There’s something about laughter that’s just naturally disarming and puts us at ease. I think comedy is incredibly honest and it permits you to say things and to ask questions that just otherwise are not socially acceptable. And that’s what I wanted to be able to do. So I think it’s weaving the tension of this challenging subject matter and this very kind of dark undercurrent with the comedy that births this particular tone.

The program note s from the festival avoid phrases like school shooting or gun violence. How do you like to talk about what the movie’s about?

Mager: I think for me, this story is so much bigger than that. And I think that if I was going to tell a coming-of-age story that takes place in high school in our country, it felt honest and real to weave in the fact that this is something that happens here. But I wanted to be able to come into it with a sense of curiosity and compassion and to really center a coming-of-age story. This is a subject matter that unfortunately can be very divisive.

It’s about them. It’s about kids rejecting the status quo that’s been fed to them by the adult world around them. And I think that comes up in a lot of ways, like how do we deal with grief? How do we talk about the things that challenge us? How do we talk about violence? How do we talk about all the things that are part of coming into the adult world.

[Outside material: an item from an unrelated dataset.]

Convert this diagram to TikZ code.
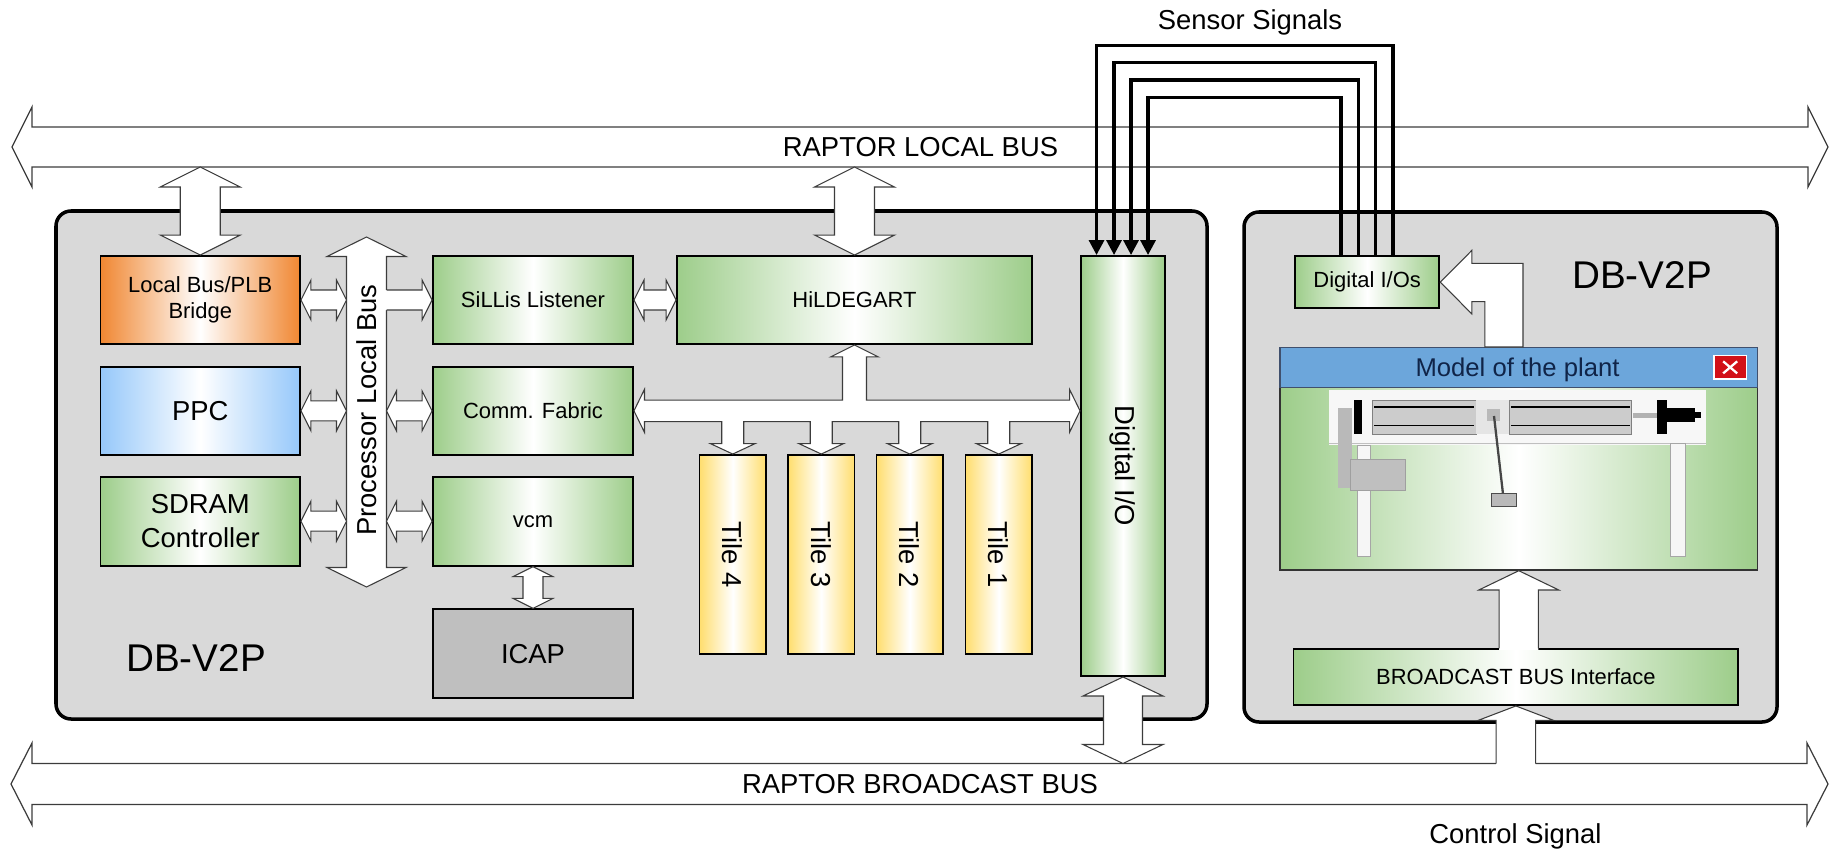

And that to me is what the movie is ultimately about. It’s about kids having this rude awakening. The adults aren’t going to give them the answers and they have to figure it out for themselves. And when the adults do give them the answers, they’re just not satisfying. They come with this veneer of society’s expectations and all of these things. And these kids, they just want something that’s more raw and honest and uninhibited than what the adults can give them. And so they kind of go for it.

 

What was it like for you expanding the cast from the short to the feature? These are some terrific actors.

Mager: Yes. Well, Patrick [Wilson] was the first. His role is the biggest adult role in the story. And so he was the first person that I approached and that came on board. And I write really nice letters — offer letters to my actors. So for Patrick I wrote a letter in the form of a three-act play, just honoring his background in the theater. And I think that brought him to the table. Literally. We met for lunch at a table. And then in that conversation I mentioned I come from this acting background, theater background, and I think that with Patrick and Elizabeth [Marvel] and Bill [Camp] and Molly [Ringwald] and all of these wonderful actors, we had this language in common of theater and being trained as actors.

And then with the cast of the young kids who put together the musical, we all came together in the auditorium where we filmed and we were just all together on stage and created this whole improv, this hour-long improv of having them relate to each other without the script and have like a day in the life of high school together. And then from there we were able to springboard into the text of the scenes, but we’d already created this foundation of their lives together and their relationships. So I love working with actors is the bottom line.

I don’t want to spoil the songs, but knowing that this was meant to be a student-created musical of somewhat questionable taste, what was it like to create that show?

Mager: I think the idea kind of dovetails in with the theme of the movie, which is these kids are looking for answers. They themselves are so curious, and what they are given has to be repurposed, you know, for their own needs. So it’s like they’re taking these songs, which aren’t the answer. They don’t answer the questions they have about the story that they’re trying to make, but they repurpose them in kind of an — I don’t know if I want to say inappropriate, but in an unexpected way. It’s like whatever they have, they have to make do with and they have to use the materials that are around them to try to figure this out on their own.

Was it tricky for you, especially in the writing, not to have it feel like a message movie?

Mager: I think that I don’t have a message. That can sometimes be a trap in making art — this feeling of: You need to give the audience the answer. You need to tell them what they need to think or what they need to do. And for me personally, I feel like my responsibility is not to give the audience the answer, but to give them the questions, because that’s what I’m grappling with and I want to do it together with you.

This film that I made and the films that I want to make, they definitely stem from my own anxiety about something. It’s like I have an anxiety about a certain issue and then it gets bigger and bigger until I have to write something about it so that I can figure out how to grapple with it. So that’s my anxiety-to-creativity pipeline. And my way to deal with it is to really allow myself to be in this place of curiosity. That’s the beautiful thing that art can really unlock is curiosity and empathy. It’s not my job to tell people what to think or to give them answers when I honestly can’t provide them.